I want especially to record my appreciation of the incalculable contribution of Fred Rivara, founding Chair of ISCAIP, in laying the foundations of the organisation and in presiding over a smooth transition to the new regime. Fred's leadership has been truly inspirational and unlikely to be equalled in the foreseeable future. I am delighted to report that Fred has agreed to participate in ISCAIP Board discussions in his capacity as Immediate Past Chair and we look forward to his continuing involvement with the Society.
Since taking up the position, I have embarked on a steep learning curve. In its short life, ISCAIP has built up an impressive worldwide network of individual and corporate members all of whom are committed to the pursuit of the Society's goal, namely “To promote a significant reduction in the number and severity of injuries to children and adolescents through international collaboration”.

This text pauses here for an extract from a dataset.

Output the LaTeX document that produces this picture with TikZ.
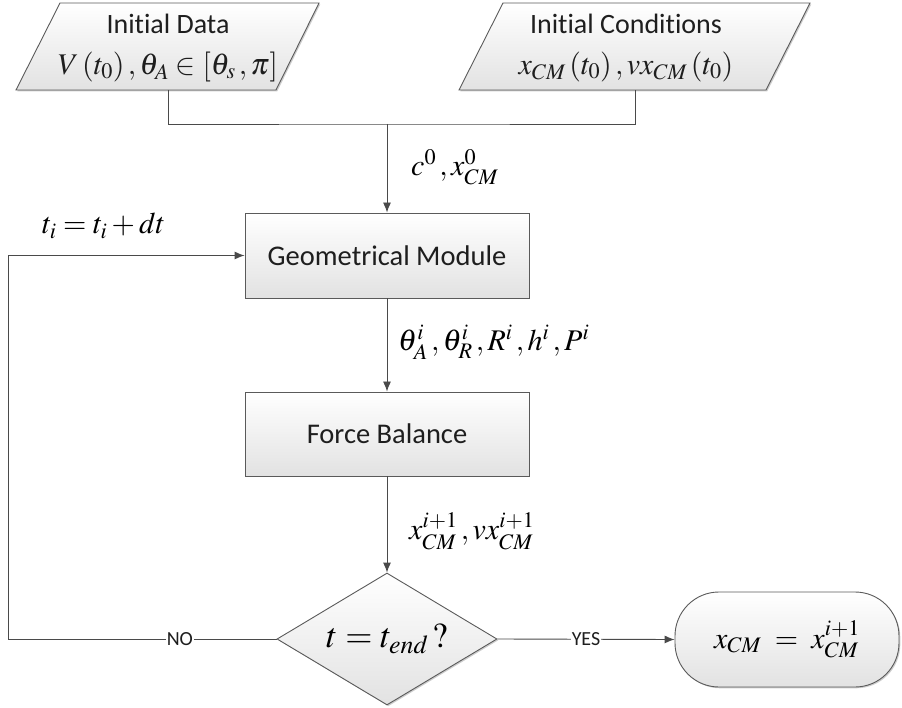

Although progress is difficult to measure, ISCAIP's close identification with two key vehicles for international communication—Injury Prevention and the World Conference on Injury Prevention and Control—has been instrumental in ensuring that we are moving in the right direction. Under Barry Pless's wise editorship, the journal is now firmly established as the leading international peer reviewed publication in the field and its profound influence on the research community and service agencies around the world is widely acknowledged. The formal separation of ISCAIP from the journal did not, happily, sever the connection between the two, and the more recent broadening of the journal to include all ages has similarly caused no discernible turbulence in that mutually beneficial relationship. The Fifth World Conference on Injury Prevention and Control in New Delhi was, as always, heavily populated with ISCAIP members, some of whom attended a satellite meeting of the Society organised by our enthusiastic Asian representative. We are confident that the international organising committee for the next conference in Montreal in 2002 will be as keen as we are to continue the tradition and ensure a strong ISCAIP presence on that occasion also.

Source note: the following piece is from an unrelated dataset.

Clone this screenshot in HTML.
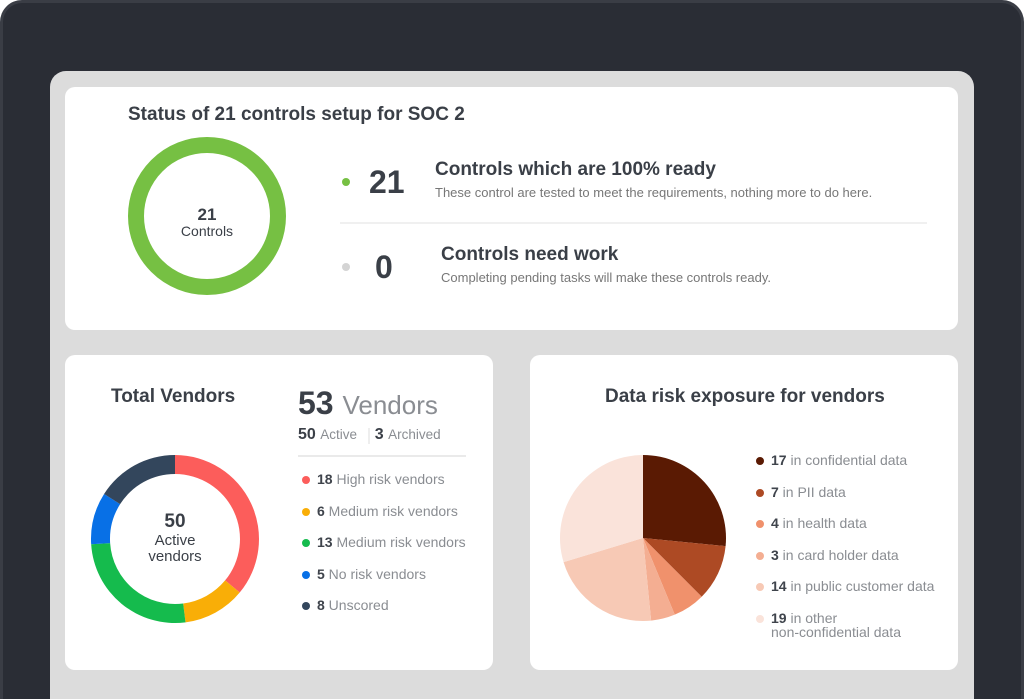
<!DOCTYPE html>
<html><head><meta charset="utf-8">
<style>
*{margin:0;padding:0;box-sizing:border-box}
html,body{width:1024px;height:699px;overflow:hidden}
body{background:#fff;font-family:"Liberation Sans",sans-serif;position:relative}
.frame{position:absolute;left:0;top:0;width:1024px;height:699px;background:#2a2d35;border-radius:22px 22px 0 0;border:3px solid #3a3d45;border-bottom:none}
.panel{position:absolute;left:50px;top:71px;width:924px;height:628px;background:#dcdcdc;border-radius:16px 16px 0 0}
.card{position:absolute;background:#fff;border-radius:10px}
.abs{position:absolute;white-space:nowrap}
.title{font-size:19px;font-weight:bold;color:#3a3f47}
.dot{position:absolute;width:8px;height:8px;border-radius:50%}
.leg{font-size:14px;color:#8a8d92}
.leg b{color:#3f444c}
</style></head><body>
<div class="frame"></div>
<div class="panel"></div>

<div class="card" style="left:65px;top:87px;width:893px;height:243px"></div>
<div class="card" style="left:65px;top:355px;width:428px;height:315px"></div>
<div class="card" style="left:530px;top:355px;width:428px;height:315px"></div>

<svg class="abs" style="left:0;top:0" width="1024" height="699">
<circle cx="207" cy="216" r="71" fill="none" stroke="#76c043" stroke-width="16"/>
<g id="vend"></g><g id="risk"></g>
<line x1="340" y1="223" x2="927" y2="223" stroke="#ececec" stroke-width="1.5"/>
<line x1="298" y1="456" x2="466" y2="456" stroke="#e3e3e3" stroke-width="1.5"/>
<line x1="369" y1="428" x2="369" y2="444" stroke="#ddd" stroke-width="1"/>
</svg>

<div class="abs title" style="left:128px;top:104px">Status of 21 controls setup for SOC 2</div>
<div class="abs" style="left:167px;top:206px;width:80px;text-align:center;color:#3a3f47"><div style="font-size:17px;font-weight:bold;line-height:18px">21</div><div style="font-size:14px;line-height:14px">Controls</div></div>

<div class="dot" style="left:342px;top:178px;background:#76c043"></div>
<div class="abs" style="left:369px;top:164px;font-size:32px;font-weight:bold;color:#3a3f47">21</div>
<div class="abs" style="left:435px;top:159px;font-size:19px;font-weight:bold;color:#3a3f47">Controls which are 100% ready</div>
<div class="abs" style="left:435px;top:185px;font-size:13px;color:#777">These control are tested to meet the requirements, nothing more to do here.</div>

<div class="dot" style="left:342px;top:263px;background:#d4d4d4"></div>
<div class="abs" style="left:375px;top:249px;font-size:32px;font-weight:bold;color:#3a3f47">0</div>
<div class="abs" style="left:441px;top:244px;font-size:19px;font-weight:bold;color:#3a3f47">Controls need work</div>
<div class="abs" style="left:441px;top:270px;font-size:13px;color:#777">Completing pending tasks will make these controls ready.</div>

<div class="abs title" style="left:111px;top:386px">Total Vendors</div>
<div class="abs" style="left:298px;top:385px;font-size:32px;font-weight:bold;color:#3a3f47">53 <span style="font-weight:normal;color:#8a8d92;font-size:26px">Vendors</span></div>
<div class="abs" style="left:298px;top:426px;font-size:16px;font-weight:bold;color:#3a3f47">50 <span style="font-weight:normal;font-size:13.5px;color:#8a8d92">Active</span>&nbsp;&nbsp;&nbsp; 3 <span style="font-weight:normal;font-size:13.5px;color:#8a8d92">Archived</span></div>
<div class="abs" style="left:135px;top:511px;width:80px;text-align:center;color:#3a3f47"><div style="font-size:19px;font-weight:bold;line-height:22px">50</div><div style="font-size:15px;line-height:16px">Active<br>vendors</div></div>
<div id="vleg"></div>

<div class="abs title" style="left:605px;top:386px">Data risk exposure for vendors</div>
<div id="rleg"></div>

<script>
const vendorLabels=["High risk vendors","Medium risk vendors","Medium risk vendors","No risk vendors","Unscored"];
const vendorValues=[18,6,13,5,8];
const vendorColors=["#fc5d5b","#f9ae07","#15bb4d","#0870e6","#33465c"];
const riskLabels=["in confidential data","in PII data","in health data","in card holder data","in public customer data","in other<br>non-confidential data"];
const riskValues=[17,7,4,3,14,19];
const riskColors=["#5a1a03","#ad4a24","#f0916c","#f4ae92","#f7c9b5","#fae3da"];
const NS="http://www.w3.org/2000/svg";
function pt(cx,cy,r,a){return (cx+r*Math.sin(a)).toFixed(2)+","+(cy-r*Math.cos(a)).toFixed(2);}
function slices(g,vals,cols,cx,cy,ro,ri,name){
 const tot=vals.reduce((a,b)=>a+b,0);let a0=0;
 vals.forEach((v,i)=>{const a1=a0+v/tot*2*Math.PI;const lg=(a1-a0)>Math.PI?1:0;
  const p1=pt(cx,cy,ro,a0),p2=pt(cx,cy,ro,a1);let d;
  if(ri>0){const p3=pt(cx,cy,ri,a1),p4=pt(cx,cy,ri,a0);
   d=`M${p1} A${ro},${ro} 0 ${lg} 1 ${p2} L${p3} A${ri},${ri} 0 ${lg} 0 ${p4} Z`;}
  else d=`M${cx},${cy} L${p1} A${ro},${ro} 0 ${lg} 1 ${p2} Z`;
  const p=document.createElementNS(NS,"path");p.setAttribute("d",d);p.setAttribute("fill",cols[i]);
  
  
  g.appendChild(p);a0=a1;});
}
slices(document.getElementById("vend"),vendorValues,vendorColors,175,539,84,65,"vendor");
slices(document.getElementById("risk"),riskValues,riskColors,643,538,83,0,"risk");
function legend(id,vals,labels,cols,x,y0,dy,name){
 const c=document.getElementById(id);
 vals.forEach((v,i)=>{const e=document.createElement("div");e.className="abs leg";
  e.style.left=x+"px";e.style.top=(y0+i*dy)+"px";e.style.lineHeight="14px";
  e.innerHTML=`<span class="dot" style="left:0;top:4px;background:${cols[i]}"></span><span style="position:absolute;left:15px;top:0"><b>${v}</b> ${labels[i]}</span>`;
  
  
  c.appendChild(e);});
}
legend("vleg",vendorValues,vendorLabels,vendorColors,302,472,31.5,"vendor");
legend("rleg",riskValues,riskLabels,riskColors,756,453,31.5,"risk");
</script>
</body></html>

Perhaps I should try to spell out my own hopes and aspirations for ISCAIP. Our foremost strength lies in our potential to foster collaboration and I believe we should seek, through both electronic and conventional means, to develop this role further. Second, the membership of the Society represents an unsurpassed critical mass of expertise and (to use an old fashioned phrase) sapiential authority. Let's use our collective clout to maximise the effectiveness of injury prevention policies and practices in every corner of the globe through the dissemination of research based evidence and guidelines. Finally, the Delhi conference brought home to me (and I'm sure many others) just how dramatically different are the circumstances and obstacles faced by injury prevention professionals in India and other developing countries compared with the US, Europe, or Australia. Most ISCAIP members are all to well aware of this, of course, yet how many of us have found ways of coping constructively with the implications? Dinesh Mohan has called for the institution of imaginative collaborative projects between researchers working in low income countries (containing most of the world's population) and high income countries.1 Are injury prevention professionals ready to respond to this challenge? If so, how? Should we seek additional resources to oil the wheels of such “north-south” collaboration and, if so, where will we find them? I appeal to all readers of Injury Prevention to reflect on these questions and to try to articulate some answers. I can think of no more urgent task for ISCAIP—or indeed for the injury prevention community as a whole—in the 21st century.